Pemberton was waiting, in particular, for word from one of his fellow commanders who was stationed just to the west of Vicksburg. This was the promise of reinforcement that Pemberton was seeking. If he could just hold out until …

But the day of reinforcement never came, instead turning into a day of reckoning, as on July 4, 1863, Pemberton surrendered to Grant both his men and his position.

But that is all old hat. The new hat is on the recently unencrypted message intended for Pemberton from this mysterious fellow commander who mysteriously never turned up. The message was found in a tiny bottle given over by a Confederate captain who somehow ended up with the message. Pemberton, it runs out, never got the message — not that it would have cheered him up any.

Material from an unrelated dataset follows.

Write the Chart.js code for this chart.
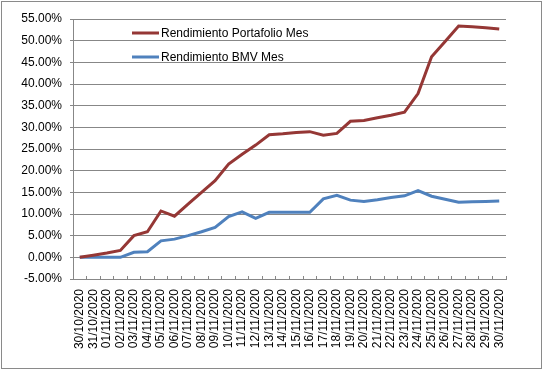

The bottle had sat in the Museum of the Confederacy for some time, since 1896, in fact. The bottle was recently re-examined and found to contain a message that didn't initially make sense. That's when the code-breaking began.

A retired CIA code-breaker cracked the code, utilizing the Vigenere cipher, a common enough code during the Civil War but not used in quite awhile. In this code, letters are shifted to create different letter combinations. The code cracked, the museum released the details.

In the end, it mattered little whether Pemberton got his reinforcements or not. They would most likely have been too late anyway, if they had come. Vicksburg was soon in Union hands, as was much of the rest of the Confederate lands. The Union's overwhelming advantage in money and manpower proved too much for the Confederacy to withstand. The nation was whole again.